While pushing back against NDAs reduces the amount of legal wrangling and .docx slinging I need to do, it more importantly splits client leads into two groups:

  1. Folks who specifically want Steamclock to work on their project
  2. Folks who think their idea will be successful regardless of who implements it

This is super valuable, because group #2 is toxic and will never end up paying for a reputable design and development studio, let alone listening to one. Whether you describe ideas as an multiplier of execution, worthless, or dime-a-dozen, the simple fact is that we sell great execution. If you don’t value that, we’re not going to see eye to eye.

So, we don’t sign “idea guy” NDAs. Sometimes they get it and reap the reward of a free discussion about their project, and other times they take their get-rich-quick vision somewhere else. In some rare cases, though, they get argumentative. When this happens it can get weird, and promptly shine a bright light on another benefit of refusing NDAs: it keeps you from working with people that are inherently distrustful. I recently had somebody email me six separate times, each time with a different pitch for why I “needed” to sign their NDA, including one onslaught that was nearly a thousand words long.

Now, listen. Business is business and you need to keep your head up. I get that. But if your mental model is that everybody is out to steal from you and I’m just sitting here waiting to poach your sure-fire idea for a hamster-sharing app, something is seriously wrong. A key building block of a successful working relationship is establishing trust, and if a client’s default position is paranoia, you’re going to have a bad time.

Thanks for your inquiry

Now I’ll admit, we still sign NDAs from time to time. We have a single-page mutual NDA we use for projects where the potential client is an established business with a budget, and they need to share customer, sales, or other info that’s actually commercially valuable in order for us to put together a proposal. Surprisingly frequently, though, we get through the whole sales and proposal process without needing a formal NDA, even for some very large companies. For everybody else, the answer is no.

Okay, okay, not just “no”. I’m Canadian, and try to maintain a degree of politeness even when people crap in my inbox, so my real response is typically more like this:

While we keep pre-sales conversations like this in confidence, our policy on NDAs is not to sign them unless we’ve validated that a project is a fit for Steamclock. With that in mind, here are some questions to better understand your project…

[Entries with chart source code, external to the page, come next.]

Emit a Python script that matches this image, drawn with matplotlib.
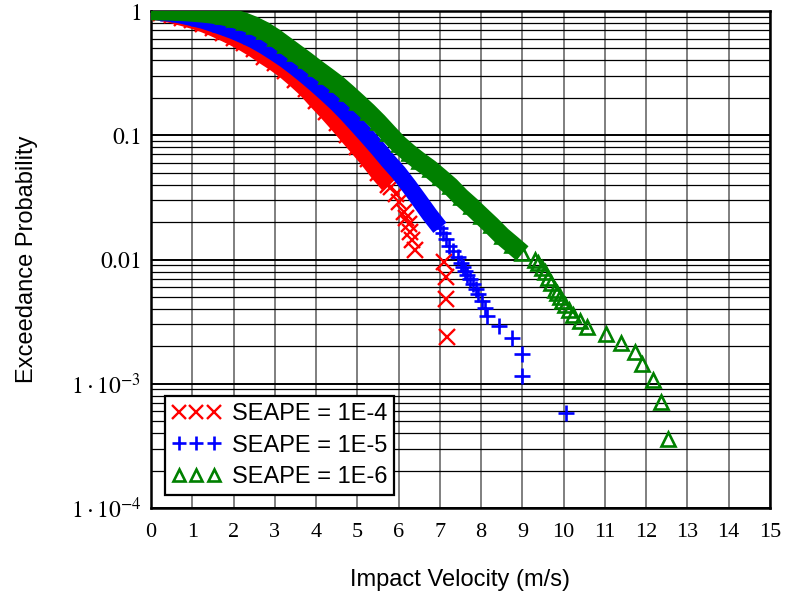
"""Exceedance probability of impact velocity for three SEAPE levels."""

import numpy as np
import matplotlib
matplotlib.use("Agg")
import matplotlib.pyplot as plt
from matplotlib.lines import Line2D
from matplotlib.ticker import LogLocator, NullFormatter, FixedLocator

# --- data --------------------------------------------------------------------
# dense part of each curve (markers overlap into a solid band)
red_dense_v = [0, 0.25, 0.5, 0.75, 1.0, 1.25, 1.5, 1.75, 2.0, 2.25, 2.5, 2.75, 3.0,
               3.25, 3.5, 3.75, 4.0, 4.25, 4.5, 4.75, 5.0, 5.25, 5.5, 5.75]
red_dense_p = [1.0, 0.97, 0.93, 0.885, 0.84, 0.79, 0.73, 0.67, 0.61, 0.55, 0.49, 0.43,
               0.38, 0.33, 0.28, 0.235, 0.19, 0.155, 0.125, 0.1, 0.08, 0.064, 0.05, 0.04]
# sparse tail, individual markers
red_tail_v = [5.82, 5.93, 6.02, 6.12, 6.18, 6.24, 6.28, 6.33, 6.4, 7.1, 7.14, 7.15, 7.17]
red_tail_p = [0.0384, 0.0336, 0.0288, 0.024, 0.0216, 0.0192, 0.0168, 0.0144, 0.012,
              0.0096, 0.0072, 0.0048, 0.0024]

blue_dense_v = [0, 0.25, 0.5, 0.75, 1.0, 1.25, 1.5, 1.75, 2.0, 2.25, 2.5, 2.75, 3.0,
                3.25, 3.5, 3.75, 4.0, 4.25, 4.5, 4.75, 5.0, 5.25, 5.5, 5.75, 6.0,
                6.25, 6.5, 6.75, 7.0]
blue_dense_p = [1.0, 0.97, 0.95, 0.92, 0.88, 0.84, 0.79, 0.74, 0.69, 0.635, 0.58, 0.52,
                0.46, 0.405, 0.35, 0.3, 0.255, 0.215, 0.18, 0.148, 0.12, 0.097, 0.078,
                0.062, 0.05, 0.039, 0.03, 0.023, 0.018]
blue_tail_v = [7.07, 7.14, 7.22, 7.33, 7.43, 7.5, 7.55, 7.6, 7.66, 7.73, 7.81, 7.87,
               7.93, 8.01, 8.09, 8.15, 8.44, 8.76, 8.98, 8.99, 10.05]
blue_tail_p = [0.0163, 0.0145, 0.0128, 0.0116, 0.0105, 0.0093, 0.00872, 0.00814,
               0.00756, 0.00698, 0.0064, 0.00581, 0.00523, 0.00465, 0.00407, 0.00349,
               0.00291, 0.00233, 0.00174, 0.00116, 0.000581]

green_dense_v = [0, 0.25, 0.5, 0.75, 1.0, 1.25, 1.5, 1.75, 2.0, 2.25, 2.5, 2.75, 3.0,
                 3.25, 3.5, 3.75, 4.0, 4.25, 4.5, 4.75, 5.0, 5.25, 5.5, 5.75, 6.0,
                 6.25, 6.5, 6.75, 7.0, 7.25, 7.5, 7.75, 8.0, 8.25, 8.5, 8.75, 9.0]
green_dense_p = [1.0, 0.998, 0.995, 0.988, 0.975, 0.96, 0.94, 0.91, 0.87, 0.82, 0.76,
                 0.69, 0.61, 0.53, 0.46, 0.4, 0.345, 0.3, 0.26, 0.22, 0.185, 0.155,
                 0.128, 0.104, 0.085, 0.072, 0.062, 0.054, 0.046, 0.039, 0.032, 0.027,
                 0.0225, 0.0188, 0.0155, 0.0132, 0.0112]
green_tail_v = [9.3, 9.38, 9.47, 9.55, 9.62, 9.7, 9.8, 9.85, 9.9, 9.96, 10.04, 10.12,
                10.23, 10.4, 10.56, 11.02, 11.38, 11.73, 11.91, 12.16, 12.36, 12.54]
green_tail_p = [0.01, 0.00929, 0.00857, 0.00786, 0.00714, 0.00643, 0.00571, 0.00536,
                0.005, 0.00464, 0.00429, 0.00393, 0.00357, 0.00321, 0.00286, 0.0025,
                0.00214, 0.00179, 0.00143, 0.00107, 0.000714, 0.000357]

labels = ["SEAPE = 1E-4", "SEAPE = 1E-5", "SEAPE = 1E-6"]
x_ticks = list(range(0, 16))
y_ticks = [1e-4, 1e-3, 1e-2, 1e-1, 1]
y_tick_labels = [r"$1\cdot10^{-4}$", r"$1\cdot10^{-3}$", r"$0.01$", r"$0.1$", r"$1$"]

# --- styling -----------------------------------------------------------------
plt.rcParams["font.family"] = ["Liberation Sans", "DejaVu Sans"]
plt.rcParams["mathtext.fontset"] = "stix"

RED, BLUE, GREEN = "#ff0000", "#0000ff", "#008000"
series = [
    # dense v/p, tail v/p, colour, marker, size, edge width, band width
    (red_dense_v, red_dense_p, red_tail_v, red_tail_p, RED, "x", 11, 1.7, 12),
    (blue_dense_v, blue_dense_p, blue_tail_v, blue_tail_p, BLUE, "+", 12, 1.9, 12),
    (green_dense_v, green_dense_p, green_tail_v, green_tail_p, GREEN, "^", 9.5, 1.9, 13.5),
]

fig = plt.figure(figsize=(7.85, 5.99), dpi=100)
ax = fig.add_axes([151 / 785, 1 - 508 / 599, 619 / 785, 497 / 599])

handles = []
for z, (dv, dp, tv, tp, col, mk, ms, mew, bw) in enumerate(series):
    mfc = "none" if mk == "^" else col
    ax.plot(dv, dp, color=col, lw=bw, solid_capstyle="butt", solid_joinstyle="round",
            zorder=3 + z)
    ax.plot(dv + tv, dp + tp, ls="none", marker=mk, ms=ms, mew=mew, color=col,
            mfc=mfc, zorder=3 + z)
    handles.append(Line2D([], [], ls="none", marker=mk, ms=ms - 1.5, mew=mew,
                          color=col, mfc=mfc))

ax.set_xlim(0, 15)
ax.set_yscale("log")
ax.set_ylim(1e-4, 1)

ax.xaxis.set_major_locator(FixedLocator(x_ticks))
ax.set_xticklabels([str(t) for t in x_ticks], family="Liberation Serif", fontsize=16)
ax.yaxis.set_major_locator(FixedLocator(y_ticks))
ax.set_yticklabels(y_tick_labels, fontsize=17)
ax.yaxis.set_minor_locator(LogLocator(base=10, subs=np.arange(2, 10), numticks=100))
ax.yaxis.set_minor_formatter(NullFormatter())
ax.tick_params(which="both", length=0)
ax.tick_params(axis="x", pad=11)
ax.tick_params(axis="y", pad=7)

ax.grid(True, axis="x", which="major", color="#7f7f7f", lw=1.4)
ax.grid(True, axis="y", which="major", color="black", lw=1.4)
ax.grid(True, axis="y", which="minor", color="black", lw=0.9)
ax.set_axisbelow(True)
for s in ax.spines.values():
    s.set_linewidth(1.8)
    s.set_color("black")

ax.set_xlabel("Impact Velocity (m/s)", fontsize=17)
ax.set_ylabel("Exceedance Probability", fontsize=17)
ax.xaxis.set_label_coords(0.5, -0.123)
ax.yaxis.set_label_coords(-0.183, 0.5)

leg = ax.legend(handles, labels, loc="lower left", bbox_to_anchor=(0.022, 0.026),
                borderaxespad=0, numpoints=3, fontsize=17, frameon=True,
                fancybox=False, framealpha=1, edgecolor="black", handlelength=2.1,
                handletextpad=0.45, labelspacing=0.4, borderpad=0.3)
leg.get_frame().set_linewidth(1.6)
leg.set_zorder(10)

fig.savefig("out.png", dpi=100)
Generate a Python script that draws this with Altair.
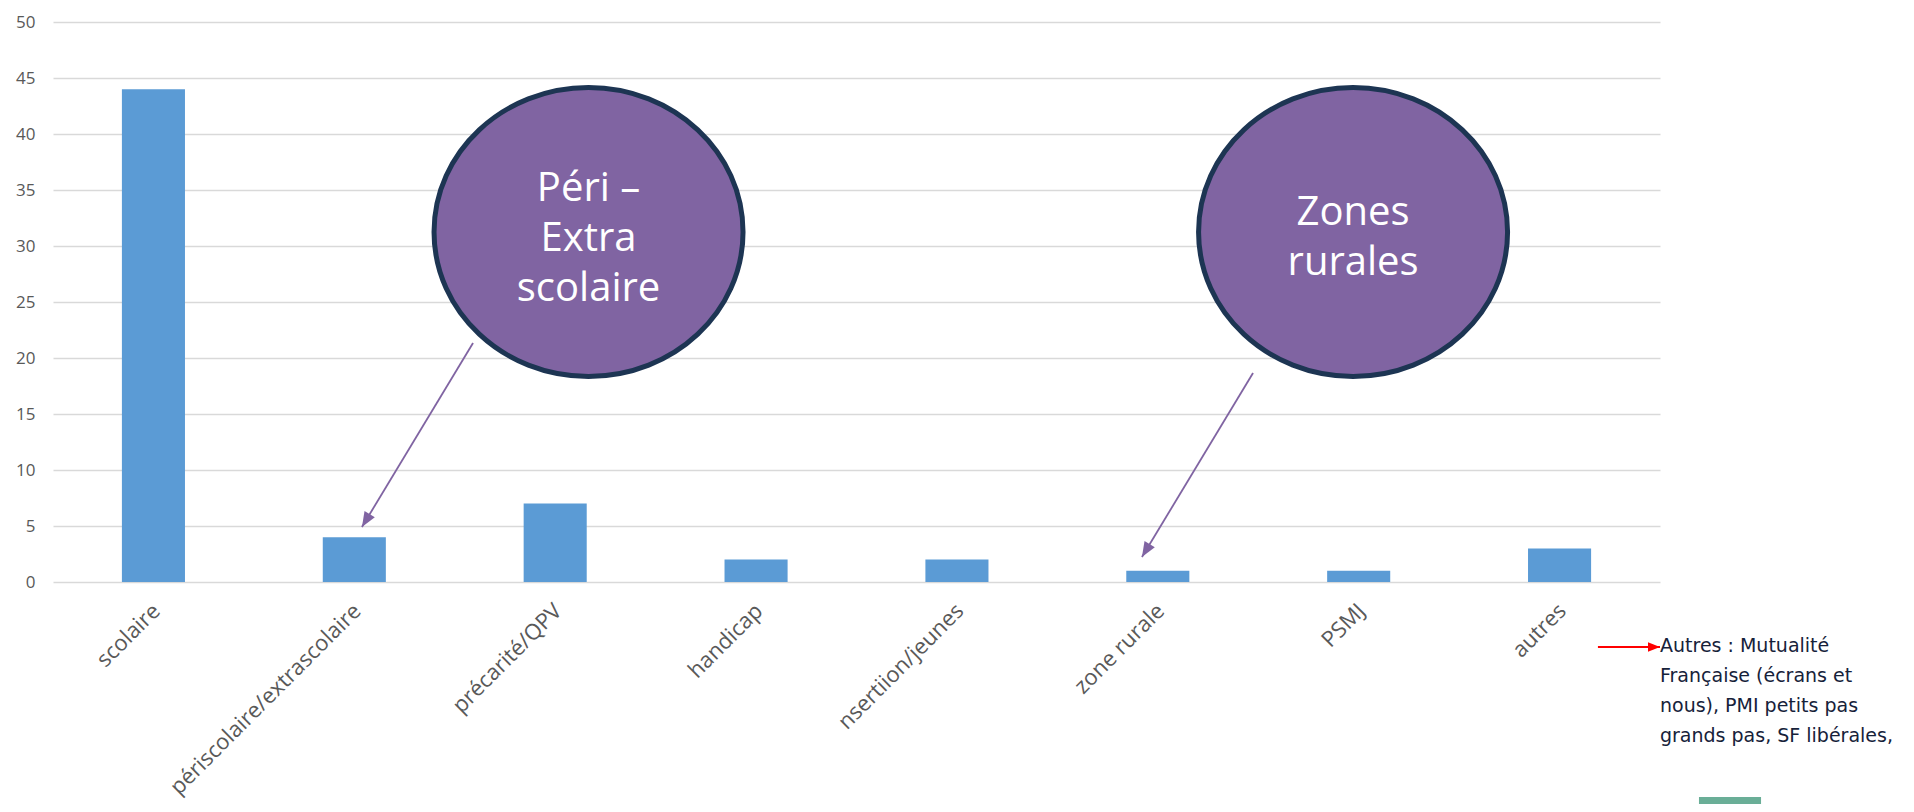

Of course, that assumes I actually have questions. Sometimes, I don’t. When a lead selects the minimum possible budget on our contact form, lists their company name as “not without NON DISCLOSURE!”, and enters a contact email containing the term “thrustmaster”, my response is terser.

Thanks for your inquiry. Unfortunately, we do not sign NDAs for pre-sales conversations, and our typical project budgets are more than you’ve indicated. Best of luck with your project.

The power of TextExpander is such that I can maintain a facade of mere irritation when in fact I am only bringing myself to respond in order to discourage them from ever emailing again.

Whether I succeeded or not in my pursuit of balance, I’ll never know. Thankfully, they never replied.